= TASK DESCRIPTION =
Which lines contain the string "this"? Please list every one of them.
• • • • •
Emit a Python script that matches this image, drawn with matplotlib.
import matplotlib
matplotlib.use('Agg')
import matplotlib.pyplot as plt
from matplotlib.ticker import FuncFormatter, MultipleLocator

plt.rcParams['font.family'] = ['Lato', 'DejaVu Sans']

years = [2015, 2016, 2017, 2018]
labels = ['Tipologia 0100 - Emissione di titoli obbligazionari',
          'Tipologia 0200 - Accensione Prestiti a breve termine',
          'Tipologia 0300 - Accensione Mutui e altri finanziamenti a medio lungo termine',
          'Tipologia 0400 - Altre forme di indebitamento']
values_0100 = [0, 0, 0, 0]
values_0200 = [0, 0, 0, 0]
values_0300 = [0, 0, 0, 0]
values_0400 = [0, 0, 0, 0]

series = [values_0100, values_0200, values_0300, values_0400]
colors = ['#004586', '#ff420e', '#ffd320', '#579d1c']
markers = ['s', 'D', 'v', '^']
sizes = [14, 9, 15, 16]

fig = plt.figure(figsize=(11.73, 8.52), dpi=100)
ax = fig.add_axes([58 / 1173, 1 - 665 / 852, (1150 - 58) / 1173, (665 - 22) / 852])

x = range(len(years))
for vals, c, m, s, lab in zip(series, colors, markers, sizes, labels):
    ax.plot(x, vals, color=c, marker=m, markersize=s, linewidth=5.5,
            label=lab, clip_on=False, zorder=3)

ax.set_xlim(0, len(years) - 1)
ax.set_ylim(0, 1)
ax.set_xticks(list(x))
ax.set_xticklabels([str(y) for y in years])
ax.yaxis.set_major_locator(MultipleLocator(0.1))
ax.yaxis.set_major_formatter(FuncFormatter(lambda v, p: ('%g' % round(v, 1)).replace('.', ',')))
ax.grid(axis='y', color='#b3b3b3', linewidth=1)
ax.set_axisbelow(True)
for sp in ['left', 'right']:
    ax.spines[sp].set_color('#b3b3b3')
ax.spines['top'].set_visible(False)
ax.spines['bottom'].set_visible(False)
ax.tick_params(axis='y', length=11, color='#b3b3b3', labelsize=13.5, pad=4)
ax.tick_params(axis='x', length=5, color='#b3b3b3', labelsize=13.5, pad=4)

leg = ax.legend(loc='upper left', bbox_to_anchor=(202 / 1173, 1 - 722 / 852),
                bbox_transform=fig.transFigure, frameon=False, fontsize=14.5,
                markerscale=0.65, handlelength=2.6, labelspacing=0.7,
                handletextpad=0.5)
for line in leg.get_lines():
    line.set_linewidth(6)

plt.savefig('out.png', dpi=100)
• • • • •
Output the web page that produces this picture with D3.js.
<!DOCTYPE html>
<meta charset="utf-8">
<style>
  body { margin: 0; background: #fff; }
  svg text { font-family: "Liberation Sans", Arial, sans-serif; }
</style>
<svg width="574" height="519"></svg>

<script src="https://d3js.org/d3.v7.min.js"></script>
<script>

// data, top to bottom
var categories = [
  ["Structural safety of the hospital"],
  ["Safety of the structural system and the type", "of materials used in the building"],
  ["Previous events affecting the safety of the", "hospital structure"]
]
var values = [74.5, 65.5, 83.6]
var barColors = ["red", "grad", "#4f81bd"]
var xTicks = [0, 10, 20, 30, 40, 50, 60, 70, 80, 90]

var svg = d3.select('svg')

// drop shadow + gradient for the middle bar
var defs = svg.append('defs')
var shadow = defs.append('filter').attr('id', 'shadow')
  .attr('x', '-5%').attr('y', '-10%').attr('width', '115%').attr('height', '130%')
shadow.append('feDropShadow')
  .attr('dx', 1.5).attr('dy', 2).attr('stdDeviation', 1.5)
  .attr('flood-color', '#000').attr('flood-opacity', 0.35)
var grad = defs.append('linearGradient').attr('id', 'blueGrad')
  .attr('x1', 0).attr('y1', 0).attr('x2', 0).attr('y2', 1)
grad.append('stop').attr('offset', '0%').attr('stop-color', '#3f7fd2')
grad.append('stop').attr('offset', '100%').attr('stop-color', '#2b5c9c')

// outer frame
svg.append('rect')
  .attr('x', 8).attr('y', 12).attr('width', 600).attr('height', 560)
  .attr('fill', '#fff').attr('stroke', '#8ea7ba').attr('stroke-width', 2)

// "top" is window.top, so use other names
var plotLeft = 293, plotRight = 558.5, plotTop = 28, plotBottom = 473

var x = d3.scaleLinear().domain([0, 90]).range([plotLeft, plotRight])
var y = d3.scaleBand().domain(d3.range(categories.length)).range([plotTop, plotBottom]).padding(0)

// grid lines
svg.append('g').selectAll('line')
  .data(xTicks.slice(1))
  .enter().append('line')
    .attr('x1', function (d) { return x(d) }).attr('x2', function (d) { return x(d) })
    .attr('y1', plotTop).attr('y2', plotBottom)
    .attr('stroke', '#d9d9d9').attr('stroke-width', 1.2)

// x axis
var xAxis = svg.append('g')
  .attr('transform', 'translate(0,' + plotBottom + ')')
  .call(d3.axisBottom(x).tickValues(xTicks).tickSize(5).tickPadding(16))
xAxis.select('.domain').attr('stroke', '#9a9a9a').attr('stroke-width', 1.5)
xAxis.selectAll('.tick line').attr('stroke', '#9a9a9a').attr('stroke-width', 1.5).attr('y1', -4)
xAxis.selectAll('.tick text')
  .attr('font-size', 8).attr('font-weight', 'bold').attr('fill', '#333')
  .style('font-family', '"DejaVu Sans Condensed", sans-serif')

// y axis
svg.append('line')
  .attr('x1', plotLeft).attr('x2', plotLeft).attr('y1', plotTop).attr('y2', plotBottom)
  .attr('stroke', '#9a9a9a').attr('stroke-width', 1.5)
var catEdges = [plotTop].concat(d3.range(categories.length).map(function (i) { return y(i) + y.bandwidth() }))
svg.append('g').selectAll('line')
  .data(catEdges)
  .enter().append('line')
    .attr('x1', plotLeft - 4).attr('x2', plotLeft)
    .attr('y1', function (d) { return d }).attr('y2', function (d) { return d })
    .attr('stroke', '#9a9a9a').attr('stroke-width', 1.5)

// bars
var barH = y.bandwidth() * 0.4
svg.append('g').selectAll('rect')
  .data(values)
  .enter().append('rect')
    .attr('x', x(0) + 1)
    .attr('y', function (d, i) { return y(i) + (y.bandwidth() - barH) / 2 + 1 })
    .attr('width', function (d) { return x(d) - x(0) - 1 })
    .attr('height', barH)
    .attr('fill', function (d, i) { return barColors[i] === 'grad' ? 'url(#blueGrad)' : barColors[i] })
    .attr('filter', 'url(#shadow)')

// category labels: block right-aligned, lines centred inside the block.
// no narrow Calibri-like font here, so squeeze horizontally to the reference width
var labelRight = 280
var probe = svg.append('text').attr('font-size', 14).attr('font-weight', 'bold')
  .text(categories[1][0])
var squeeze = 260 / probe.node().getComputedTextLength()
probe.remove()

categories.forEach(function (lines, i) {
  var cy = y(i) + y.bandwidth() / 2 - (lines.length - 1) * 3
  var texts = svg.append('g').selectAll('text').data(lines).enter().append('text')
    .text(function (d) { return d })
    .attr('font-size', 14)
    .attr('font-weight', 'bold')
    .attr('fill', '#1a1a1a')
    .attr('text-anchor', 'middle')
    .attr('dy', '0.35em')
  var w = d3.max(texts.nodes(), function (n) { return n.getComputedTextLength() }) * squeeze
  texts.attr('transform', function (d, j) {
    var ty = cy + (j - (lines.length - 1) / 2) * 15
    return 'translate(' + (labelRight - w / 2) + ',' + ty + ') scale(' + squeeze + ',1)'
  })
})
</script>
• • • • •
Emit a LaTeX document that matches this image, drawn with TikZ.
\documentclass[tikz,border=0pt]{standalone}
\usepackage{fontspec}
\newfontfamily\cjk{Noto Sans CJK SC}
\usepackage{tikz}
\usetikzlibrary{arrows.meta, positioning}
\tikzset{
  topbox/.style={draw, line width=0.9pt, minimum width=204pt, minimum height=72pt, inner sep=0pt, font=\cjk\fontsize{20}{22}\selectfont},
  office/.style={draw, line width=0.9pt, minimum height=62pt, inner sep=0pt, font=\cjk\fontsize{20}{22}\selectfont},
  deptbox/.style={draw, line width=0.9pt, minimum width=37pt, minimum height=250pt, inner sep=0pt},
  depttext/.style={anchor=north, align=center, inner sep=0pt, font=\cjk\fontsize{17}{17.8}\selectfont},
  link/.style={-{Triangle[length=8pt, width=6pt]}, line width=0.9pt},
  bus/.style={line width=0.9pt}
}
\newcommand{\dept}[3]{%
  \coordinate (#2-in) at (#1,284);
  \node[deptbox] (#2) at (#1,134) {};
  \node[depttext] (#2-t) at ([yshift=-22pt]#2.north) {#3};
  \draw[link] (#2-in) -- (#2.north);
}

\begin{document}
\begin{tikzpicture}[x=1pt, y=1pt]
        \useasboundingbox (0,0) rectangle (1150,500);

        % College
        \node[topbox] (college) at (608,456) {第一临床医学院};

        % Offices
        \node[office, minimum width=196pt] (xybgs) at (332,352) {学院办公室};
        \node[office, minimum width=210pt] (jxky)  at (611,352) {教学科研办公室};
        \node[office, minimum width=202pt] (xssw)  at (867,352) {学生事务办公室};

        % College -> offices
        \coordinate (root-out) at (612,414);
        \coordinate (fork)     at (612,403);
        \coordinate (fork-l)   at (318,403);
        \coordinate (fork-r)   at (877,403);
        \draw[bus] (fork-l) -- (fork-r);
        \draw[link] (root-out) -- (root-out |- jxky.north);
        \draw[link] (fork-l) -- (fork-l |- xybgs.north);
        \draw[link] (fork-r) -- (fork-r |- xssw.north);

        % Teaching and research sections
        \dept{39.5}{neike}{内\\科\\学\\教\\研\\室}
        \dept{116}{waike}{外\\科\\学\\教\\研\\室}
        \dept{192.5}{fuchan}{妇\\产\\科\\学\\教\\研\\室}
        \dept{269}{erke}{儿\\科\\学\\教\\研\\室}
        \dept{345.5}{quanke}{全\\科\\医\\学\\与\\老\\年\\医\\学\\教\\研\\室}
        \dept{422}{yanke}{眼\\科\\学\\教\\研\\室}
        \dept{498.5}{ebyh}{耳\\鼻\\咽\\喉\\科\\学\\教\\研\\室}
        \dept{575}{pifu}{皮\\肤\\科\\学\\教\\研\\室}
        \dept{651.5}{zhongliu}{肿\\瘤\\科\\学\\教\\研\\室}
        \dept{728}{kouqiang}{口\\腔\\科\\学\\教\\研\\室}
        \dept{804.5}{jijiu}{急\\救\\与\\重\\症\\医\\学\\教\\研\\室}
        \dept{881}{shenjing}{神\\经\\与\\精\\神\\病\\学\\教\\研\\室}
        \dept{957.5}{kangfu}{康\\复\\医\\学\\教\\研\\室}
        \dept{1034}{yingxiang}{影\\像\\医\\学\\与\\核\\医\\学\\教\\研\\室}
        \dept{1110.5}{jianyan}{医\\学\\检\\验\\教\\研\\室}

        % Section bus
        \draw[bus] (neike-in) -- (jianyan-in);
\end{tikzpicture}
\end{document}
• • • • •
= EXERCISE RESULT =
Emit a Python script that matches this image, drawn with matplotlib.
Output the web page that produces this picture with D3.js.
Emit a LaTeX document that matches this image, drawn with TikZ.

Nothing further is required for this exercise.